**The problem**.
Pictures stay out of this copy; please retype only the lines from the start of the records through the line with "(d-final5) at (437,65.3)".

(Figure scripts)
- - -

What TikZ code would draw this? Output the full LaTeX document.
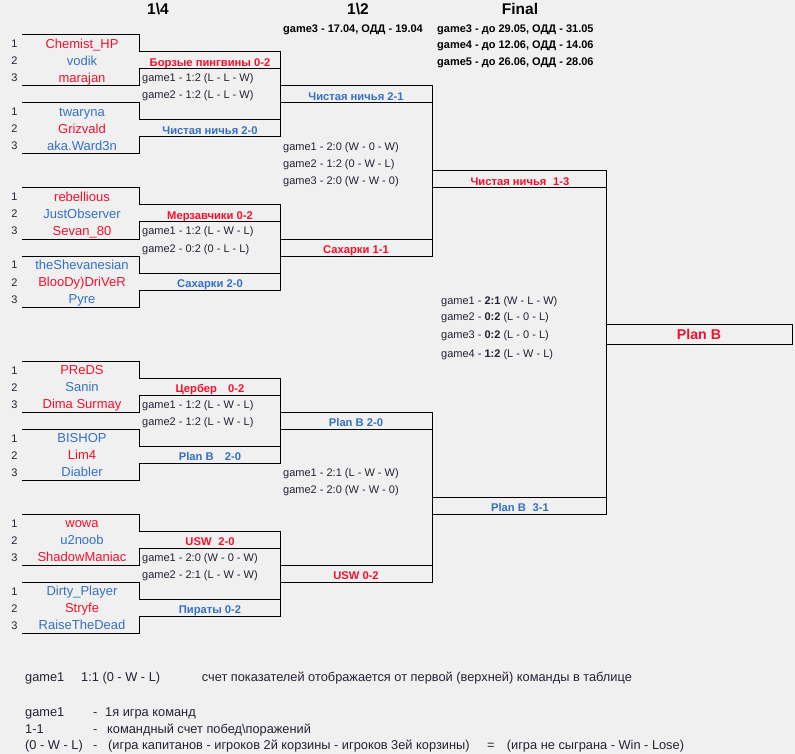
\documentclass[tikz,border=0pt]{standalone}
\usepackage{fontspec}
\setmainfont{Liberation Sans}
\usetikzlibrary{positioning}

\definecolor{bgcol}{RGB}{240,240,240}
\definecolor{redteam}{RGB}{245,16,44}
\definecolor{blueteam}{RGB}{52,112,196}
\definecolor{gametxt}{RGB}{40,32,52}

\tikzset{
  line/.style={line width=1pt, black},
  seed/.style={anchor=base, inner sep=0pt, font=\fontsize{11}{13}\selectfont, text=gametxt},
  player/.style={anchor=base, inner sep=0pt, font=\fontsize{13}{15}\selectfont},
  teamlbl/.style={anchor=base, inner sep=0pt, font=\fontsize{11.2}{13}\selectfont\bfseries},
  game/.style={anchor=base west, inner sep=0pt, font=\fontsize{11}{13}\selectfont, text=gametxt},
  head/.style={anchor=base, inner sep=0pt, font=\fontsize{15.5}{18}\selectfont\bfseries},
  date/.style={anchor=base west, inner sep=0pt, font=\fontsize{11}{13}\selectfont\bfseries},
  legend/.style={anchor=base west, inner sep=0pt, font=\fontsize{12.8}{15}\selectfont, text=gametxt}
}

\begin{document}
\begin{tikzpicture}[x=1pt, y=-1pt]
    % background and page size
    \fill[bgcol] (0,0) rectangle (795,754);

    % headers
    \node[head] (h-quarter) at (158,14.5) {1\textbackslash 4};
    \node[head] (h-semi) at (358,14.5) {1\textbackslash 2};
    \node[head] (h-final) at (520,14.5) {Final};
    \node[date] (d-semi) at (283,32.3) {game3 - 17.04, ОДД - 19.04};
    \node[date] (d-final3) at (437,32.3) {game3 - до 29.05, ОДД - 31.05};
    \node[date] (d-final4) at (437,49) {game4 - до 12.06, ОДД - 14.06};
    \node[date] (d-final5) at (437,65.3) {game5 - до 26.06, ОДД - 28.06};

    % 1/4: bracket lines and seed numbers
    \foreach \m/\b in {1/35,2/188,3/361,4/514}{
        \draw[line] (22,\b) -- (139,\b) -- (139,\b+17) -- (280,\b+17) -- (280,\b+102)
            -- (139,\b+102) -- (139,\b+119) -- (22,\b+119);
        \draw[line] (22,\b+51) -- (139,\b+51) -- (139,\b+34) -- (280,\b+34);
        \draw[line] (22,\b+68) -- (139,\b+68) -- (139,\b+85) -- (280,\b+85);
        \foreach \k/\s in {0/1,1/2,2/3,4/1,5/2,6/3}
            \node[seed] (s\m-\k) at (14.5,\b+17*\k+13) {\s};
    }

    % 1/4: players
    \foreach \m/\b/\pa/\pb/\pc/\pd/\pe/\pf in {
        1/35/Chemist\_HP/vodik/marajan/twaryna/Grizvald/aka.Ward3n,
        2/188/rebellious/JustObserver/Sevan\_80/theShevanesian/BlooDy)DriVeR/Pyre,
        3/361/PReDS/Sanin/Dima Surmay/BISHOP/Lim4/Diabler,
        4/514/wowa/u2noob/ShadowManiac/Dirty\_Player/Stryfe/RaiseTheDead}{
        \node[player,redteam] (p\m-0) at (82,\b+13.5) {\pa};
        \node[player,blueteam] (p\m-1) at (82,\b+30.5) {\pb};
        \node[player,redteam] (p\m-2) at (82,\b+47.5) {\pc};
        \node[player,blueteam] (p\m-4) at (82,\b+81.5) {\pd};
        \node[player,redteam] (p\m-5) at (82,\b+98.5) {\pe};
        \node[player,blueteam] (p\m-6) at (82,\b+115.5) {\pf};
    }

    % 1/4: team results
    \node[teamlbl,redteam] (t1a) at (210,66.5) {Борзые пингвины 0-2};
    \node[teamlbl,blueteam] (t1b) at (210,134.5) {Чистая ничья 2-0};
    \node[teamlbl,redteam] (t2a) at (210,219.5) {Мерзавчики 0-2};
    \node[teamlbl,blueteam] (t2b) at (210,287.5) {Сахарки 2-0};
    \node[teamlbl,redteam] (t3a) at (210,392.5) {Цербер\hspace{1em}0-2};
    \node[teamlbl,blueteam] (t3b) at (210,460.5) {Plan B\hspace{1em}2-0};
    \node[teamlbl,redteam] (t4a) at (210,545.5) {USW\hspace{0.6em}2-0};
    \node[teamlbl,blueteam] (t4b) at (210,613.5) {Пираты 0-2};

    % 1/4: games
    \node[game] (g1-1) at (142,82) {game1 - 1:2 (L - L - W)};
    \node[game] (g1-2) at (142,99) {game2 - 1:2 (L - L - W)};
    \node[game] (g2-1) at (142,235) {game1 - 1:2 (L - W - L)};
    \node[game] (g2-2) at (142,252) {game2 - 0:2 (0 - L - L)};
    \node[game] (g3-1) at (142,408) {game1 - 1:2 (L - W - L)};
    \node[game] (g3-2) at (142,425) {game2 - 1:2 (L - W - L)};
    \node[game] (g4-1) at (142,561) {game1 - 2:0 (W - 0 - W)};
    \node[game] (g4-2) at (142,578) {game2 - 2:1 (L - W - W)};

    % 1/2: bracket lines
    \draw[line] (280,86) -- (432,86) -- (432,256) -- (280,256);
    \draw[line] (280,103) -- (432,103);
    \draw[line] (280,239) -- (432,239);
    \draw[line] (280,412) -- (432,412) -- (432,582) -- (280,582);
    \draw[line] (280,429) -- (432,429);
    \draw[line] (280,565) -- (432,565);

    % 1/2: team results and games
    \node[teamlbl,blueteam] (s1a) at (356,100.5) {Чистая ничья 2-1};
    \node[teamlbl,redteam] (s1b) at (356,253.5) {Сахарки 1-1};
    \node[teamlbl,blueteam] (s2a) at (356,426.5) {Plan B 2-0};
    \node[teamlbl,redteam] (s2b) at (356,579.5) {USW 0-2};
    \node[game] (gs1-1) at (283,150.5) {game1 - 2:0 (W - 0 - W)};
    \node[game] (gs1-2) at (283,167.5) {game2 - 1:2 (0 - W - L)};
    \node[game] (gs1-3) at (283,184.5) {game3 - 2:0 (W - W - 0)};
    \node[game] (gs2-1) at (283,476) {game1 - 2:1 (L - W - W)};
    \node[game] (gs2-2) at (283,493) {game2 - 2:0 (W - W - 0)};

    % Final
    \draw[line] (432,171) -- (606,171) -- (606,514) -- (432,514);
    \draw[line] (432,188) -- (606,188);
    \draw[line] (432,497) -- (606,497);
    \draw[line] (606,324) rectangle (792,344);
    \node[teamlbl,redteam] (f-a) at (520,185.5) {Чистая ничья\hspace{0.6em}1-3};
    \node[teamlbl,blueteam] (f-b) at (520,511.5) {Plan B\hspace{0.6em}3-1};
    \node[game] (gf-1) at (441,304) {game1 - \textbf{2:1} (W - L - W)};
    \node[game] (gf-2) at (441,320.7) {game2 - \textbf{0:2} (L - 0 - L)};
    \node[game] (gf-3) at (441,338.7) {game3 - \textbf{0:2} (L - 0 - L)};
    \node[game] (gf-4) at (441,357.7) {game4 - \textbf{1:2} (L - W - L)};
    \node[anchor=base, inner sep=0pt, font=\fontsize{14.2}{16}\selectfont\bfseries, redteam]
        (winner) at (699,339) {Plan B};

    % legend
    \node[legend] (l1a) at (25,681) {game1};
    \node[legend] (l1b) at (81,681) {1:1 (0 - W - L)};
    \node[legend] (l1c) at (201.7,681) {счет показателей отображается от первой (верхней) команды в таблице};
    \node[legend] (l2a) at (25,716) {game1};
    \node[legend] (l2b) at (93,716) {-};
    \node[legend] (l2c) at (105,716) {1я игра команд};
    \node[legend] (l3a) at (25,733) {1-1};
    \node[legend] (l3b) at (93,733) {-};
    \node[legend] (l3c) at (107,733) {командный счет побед\textbackslash поражений};
    \node[legend] (l4a) at (25,749.5) {(0 - W - L)};
    \node[legend] (l4b) at (93,749.5) {-};
    \node[legend] (l4c) at (108,749.5) {(игра капитанов - игроков 2й корзины - игроков 3ей корзины)};
    \node[legend] (l4d) at (487,749.5) {=};
    \node[legend] (l4e) at (506.7,749.5) {(игра не сыграна - Win - Lose)};
\end{tikzpicture}
\end{document}
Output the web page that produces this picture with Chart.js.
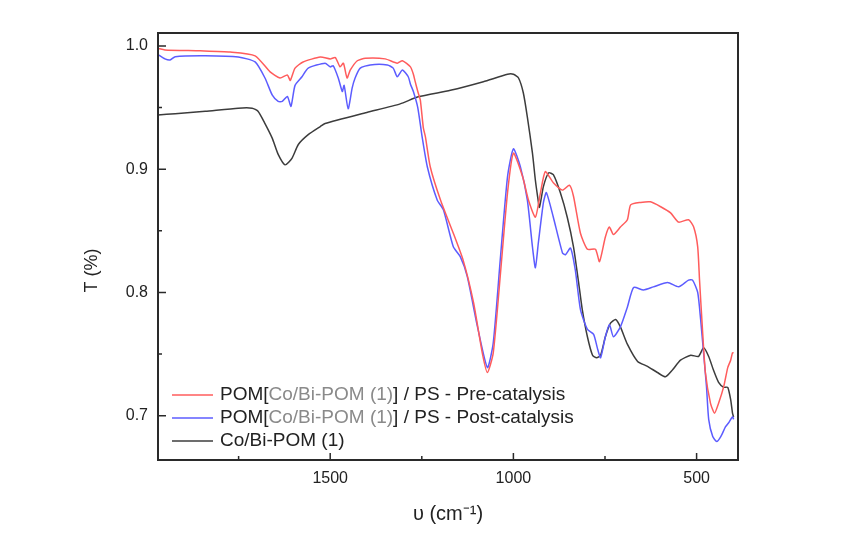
<!DOCTYPE html>
<html>
<head>
<meta charset="utf-8">
<script src="https://cdn.jsdelivr.net/npm/chart.js@4.4.1/dist/chart.umd.min.js"></script>
<style>
  body { margin: 0; background: #fff; }
</style>
</head>
<body>
<canvas id="irChart" width="841" height="549"></canvas>
<script>
// series labels
const labels = [
    "POM[Co/Bi-POM (1)] / PS - Pre-catalysis",
    "POM[Co/Bi-POM (1)] / PS - Post-catalysis",
    "Co/Bi-POM (1)"
];

// pre-catalysis (red)
const preX = [1970,1951,1855,1773,1705,1664,1637,1617,1609,1596,1574,1527,1500,1486,1473,1464,1454,1445,1426,1404,1350,1317,1303,1281,1273,1268,1260,1254,1246,1240,1227,1199,1164,1137,1109,1085,1071,1055,1036,1016,1000,975,959,940,926,913,891,866,847,836,817,798,776,765,749,738,727,708,689,680,653,626,598,571,549,522,508,497,492,484,476,462,451,440,426,415,407,402,399];
const preY = [0.998,0.9968,0.996,0.995,0.992,0.979,0.974,0.9765,0.972,0.982,0.987,0.991,0.9895,0.9905,0.983,0.986,0.974,0.9805,0.988,0.990,0.9895,0.986,0.988,0.983,0.977,0.971,0.962,0.956,0.934,0.926,0.902,0.875,0.848,0.826,0.792,0.751,0.735,0.751,0.813,0.881,0.913,0.894,0.875,0.861,0.881,0.898,0.889,0.883,0.887,0.878,0.848,0.835,0.835,0.825,0.845,0.853,0.847,0.853,0.859,0.871,0.873,0.8735,0.8695,0.8645,0.857,0.859,0.853,0.837,0.810,0.770,0.735,0.710,0.702,0.710,0.7235,0.739,0.745,0.751,0.751];

// post-catalysis (blue)
const postX = [1970,1951,1937,1923,1841,1751,1705,1678,1658,1642,1631,1617,1607,1596,1577,1560,1514,1500,1492,1478,1467,1462,1451,1440,1432,1418,1391,1344,1328,1317,1303,1287,1281,1273,1261,1249,1235,1208,1191,1164,1145,1126,1098,1071,1055,1036,1016,1000,981,962,948,940,932,918,910,891,866,858,844,831,817,798,781,771,762,749,738,727,708,689,672,645,618,579,549,522,511,497,489,481,473,467,456,445,434,421,413,402,399];
const postY = [0.993,0.9895,0.9886,0.9913,0.992,0.991,0.987,0.974,0.960,0.955,0.955,0.959,0.951,0.968,0.975,0.982,0.986,0.983,0.984,0.974,0.963,0.968,0.949,0.966,0.974,0.982,0.9846,0.9846,0.982,0.975,0.9805,0.975,0.969,0.963,0.950,0.926,0.902,0.875,0.867,0.837,0.829,0.813,0.772,0.739,0.759,0.826,0.894,0.9165,0.902,0.875,0.837,0.820,0.840,0.873,0.881,0.861,0.832,0.8305,0.836,0.818,0.786,0.770,0.766,0.755,0.747,0.764,0.774,0.764,0.772,0.788,0.804,0.802,0.8045,0.808,0.8045,0.810,0.810,0.800,0.778,0.751,0.7235,0.697,0.683,0.679,0.683,0.691,0.694,0.699,0.697];

// Co/Bi-POM (black)
const pomX = [1970,1923,1841,1751,1713,1697,1678,1658,1642,1623,1604,1587,1560,1527,1514,1400,1309,1260,1172,1082,1016,1000,986,973,962,948,940,934,929,918,904,891,872,853,836,822,812,798,784,773,762,749,735,721,708,689,661,634,607,585,566,544,516,495,481,467,454,440,426,415,407,402,399];
const pomY = [0.944,0.945,0.947,0.9495,0.9495,0.947,0.937,0.925,0.912,0.9035,0.909,0.920,0.928,0.9346,0.937,0.946,0.953,0.9587,0.964,0.971,0.977,0.977,0.974,0.962,0.9425,0.913,0.891,0.878,0.869,0.886,0.897,0.8955,0.881,0.861,0.837,0.808,0.786,0.764,0.749,0.747,0.749,0.764,0.775,0.778,0.772,0.758,0.744,0.740,0.735,0.7315,0.737,0.745,0.749,0.748,0.755,0.748,0.737,0.727,0.723,0.723,0.713,0.702,0.699];

// axis ticks
const xTicks = [500, 750, 1000, 1250, 1500, 1750];
const yTicks = [0.70, 0.75, 0.80, 0.85, 0.90, 0.95, 1.00];

const colors = ["#ff5c5c", "#5c5cff", "#3c3c3c"];
const fontFamily = '"Liberation Sans", Arial, sans-serif';

function pts(xs, ys) {
    return xs.map((v, i) => ({ x: v, y: ys[i] }));
}

// frame with inward tick marks, plus the y title
const frameTicks = {
    id: 'frameTicks',
    afterDraw(chart) {
        const { ctx, chartArea: a, scales: { x, y } } = chart;
        ctx.save();
        ctx.strokeStyle = '#2a2a2a';
        ctx.lineWidth = 2;
        ctx.strokeRect(a.left, a.top, a.right - a.left, a.bottom - a.top);
        ctx.lineWidth = 1.5;
        ctx.beginPath();
        xTicks.forEach(v => {
            const px = x.getPixelForValue(v);
            const len = v % 500 === 0 ? 7 : 4;
            ctx.moveTo(px, a.bottom);
            ctx.lineTo(px, a.bottom - len);
        });
        yTicks.forEach(v => {
            const py = y.getPixelForValue(v);
            const len = Math.round(v * 100) % 10 === 0 ? 8 : 4;
            ctx.moveTo(a.left, py);
            ctx.lineTo(a.left + len, py);
        });
        ctx.stroke();

        // y title, sits a bit below the middle in the original
        ctx.translate(a.left - 66, (a.top + a.bottom) / 2 + 24);
        ctx.rotate(-Math.PI / 2);
        ctx.font = '18px ' + fontFamily;
        ctx.fillStyle = '#222';
        ctx.textAlign = 'center';
        ctx.textBaseline = 'middle';
        ctx.fillText('T (%)', 0, 0);
        ctx.restore();
    }
};

// legend inside the plot, brackets part in grey
const insideLegend = {
    id: 'insideLegend',
    afterDatasetsDraw(chart) {
        const { ctx, chartArea: a } = chart;
        ctx.save();
        ctx.font = '19px ' + fontFamily;
        ctx.textBaseline = 'middle';
        const rows = [a.bottom - 65, a.bottom - 42, a.bottom - 19];
        chart.data.datasets.forEach((ds, i) => {
            const yy = rows[i];
            ctx.strokeStyle = ds.borderColor;
            ctx.lineWidth = 1.5;
            ctx.beginPath();
            ctx.moveTo(a.left + 14, yy);
            ctx.lineTo(a.left + 55, yy);
            ctx.stroke();
            let tx = a.left + 62;
            const t = ds.label;
            const i1 = t.indexOf('['), i2 = t.indexOf(']');
            let parts = [[t, '#222']];
            if (i1 >= 0 && i2 > i1) {
                parts = [[t.slice(0, i1 + 1), '#222'], [t.slice(i1 + 1, i2), '#8a8a8a'], [t.slice(i2), '#222']];
            }
            parts.forEach(p => {
                ctx.fillStyle = p[1];
                ctx.fillText(p[0], tx, yy);
                tx += ctx.measureText(p[0]).width;
            });
        });
        ctx.restore();
    }
};

new Chart(document.getElementById('irChart'), {
    type: 'scatter',
    data: {
        datasets: [
            { label: labels[0], data: pts(preX, preY), borderColor: colors[0] },
            { label: labels[1], data: pts(postX, postY), borderColor: colors[1] },
            { label: labels[2], data: pts(pomX, pomY), borderColor: colors[2] }
        ].map(d => Object.assign(d, {
            showLine: true, pointRadius: 0, borderWidth: 1.5, tension: 0.2, fill: false
        }))
    },
    options: {
        responsive: false,
        animation: false,
        layout: { padding: { left: 80, right: 103, top: 33, bottom: 20 } },
        plugins: { legend: { display: false }, tooltip: { enabled: false } },
        scales: {
            x: {
                type: 'linear',
                reverse: true,
                min: 387,
                max: 1970,
                afterBuildTicks: s => { s.ticks = xTicks.map(v => ({ value: v })); },
                afterFit: s => { s.height = 69; },
                grid: { display: false, drawTicks: false },
                border: { display: false },
                ticks: {
                    padding: 9,
                    color: '#222',
                    font: { family: fontFamily, size: 16 },
                    callback: v => (v % 500 === 0 ? String(v) : '')
                },
                title: {
                    display: true,
                    text: 'υ (cm⁻¹)',
                    color: '#222',
                    padding: { top: 0, bottom: 3 },
                    font: { family: fontFamily, size: 20 }
                }
            },
            y: {
                min: 0.664,
                max: 1.0105,
                afterBuildTicks: s => { s.ticks = yTicks.map(v => ({ value: v })); },
                afterFit: s => { s.width = 78; },
                grid: { display: false, drawTicks: false },
                border: { display: false },
                ticks: {
                    padding: 10,
                    color: '#222',
                    font: { family: fontFamily, size: 16 },
                    callback: v => (Math.round(v * 100) % 10 === 0 ? v.toFixed(1) : '')
                }
            }
        }
    },
    plugins: [frameTicks, insideLegend]
});
</script>
</body>
</html>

- - -

**Task answer**.
What TikZ code would draw this? Output the full LaTeX document.
\documentclass[tikz,border=0pt]{standalone}
\usepackage{fontspec}
\setmainfont{Liberation Sans}
\usetikzlibrary{positioning}

\definecolor{bgcol}{RGB}{240,240,240}
\definecolor{redteam}{RGB}{245,16,44}
\definecolor{blueteam}{RGB}{52,112,196}
\definecolor{gametxt}{RGB}{40,32,52}

\tikzset{
  line/.style={line width=1pt, black},
  seed/.style={anchor=base, inner sep=0pt, font=\fontsize{11}{13}\selectfont, text=gametxt},
  player/.style={anchor=base, inner sep=0pt, font=\fontsize{13}{15}\selectfont},
  teamlbl/.style={anchor=base, inner sep=0pt, font=\fontsize{11.2}{13}\selectfont\bfseries},
  game/.style={anchor=base west, inner sep=0pt, font=\fontsize{11}{13}\selectfont, text=gametxt},
  head/.style={anchor=base, inner sep=0pt, font=\fontsize{15.5}{18}\selectfont\bfseries},
  date/.style={anchor=base west, inner sep=0pt, font=\fontsize{11}{13}\selectfont\bfseries},
  legend/.style={anchor=base west, inner sep=0pt, font=\fontsize{12.8}{15}\selectfont, text=gametxt}
}

\begin{document}
\begin{tikzpicture}[x=1pt, y=-1pt]
    % background and page size
    \fill[bgcol] (0,0) rectangle (795,754);

    % headers
    \node[head] (h-quarter) at (158,14.5) {1\textbackslash 4};
    \node[head] (h-semi) at (358,14.5) {1\textbackslash 2};
    \node[head] (h-final) at (520,14.5) {Final};
    \node[date] (d-semi) at (283,32.3) {game3 - 17.04, ОДД - 19.04};
    \node[date] (d-final3) at (437,32.3) {game3 - до 29.05, ОДД - 31.05};
    \node[date] (d-final4) at (437,49) {game4 - до 12.06, ОДД - 14.06};
    \node[date] (d-final5) at (437,65.3) {game5 - до 26.06, ОДД - 28.06};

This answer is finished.